I was so engrossed in this book, Slimani’s writing is so immersive. She does dark brilliantly. And this book is dark. Definitely not erotic in any way, not salacious either. When I initially started reading this book I tweeted that it was ‘sexy’.  It isn’t in retrospect, in any way at all. It is a fascinating study of female sexuality but it isn’t titilating. It’s more about a desperate and fraught sexuality than anything sensual. No sex scenes for the sake of it. Just gritty, raw, emotive writing that leaves you breathless.

Leila Slimani is one of those authors who I know I will enjoy everything she writes.  She tackles taboo subjects head on, unflinching and down to earth writing that draws you in with an almost base quality that I find I can’t look away from.

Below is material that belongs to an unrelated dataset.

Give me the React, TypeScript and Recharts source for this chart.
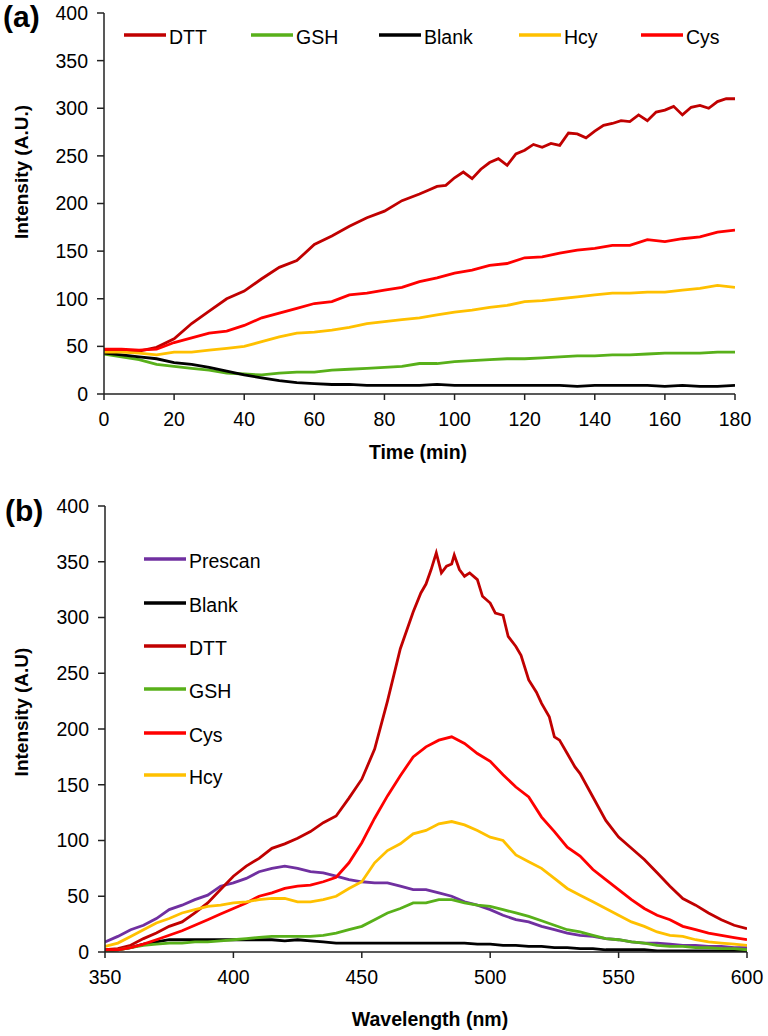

This book made my top ten reads of 2018 and deservedly so. I’m hoping it has just as much, if not more, attention as Lullaby.

A thoroughly immersive read.

Thank you as always to the publisher for this ARC.

See you soon.

Bookish Chat. Xxx

*Quotation used is from the proof copy*

7 thoughts on “Adèle By Leila Slimani – A Review

  1. Interesting review. It’s sitting on my to-read pile allong with ‘The Perfect Nanny’.

    While Adele generally got good reviews in the US, Sarah Weinman of the Washington Post and Sophie Gilbert of The Atlantic absolutely savaged it. Given the trend away from negative reviews, it must have touched a nerve with them. I suspect they were anticipating something along the lines of ‘Gone Girl’ or a modern-day ‘Madam Bovary’. They described the book as bleak, tedious, Adele’s character devoid of any redeeming spark and the sex without any underpinning romantic impulse that might make her sympathetic. Their reviews struck me as reflecting emergent thou-shalt-nots in US popular culture where portrayals of female sexuality are concerned.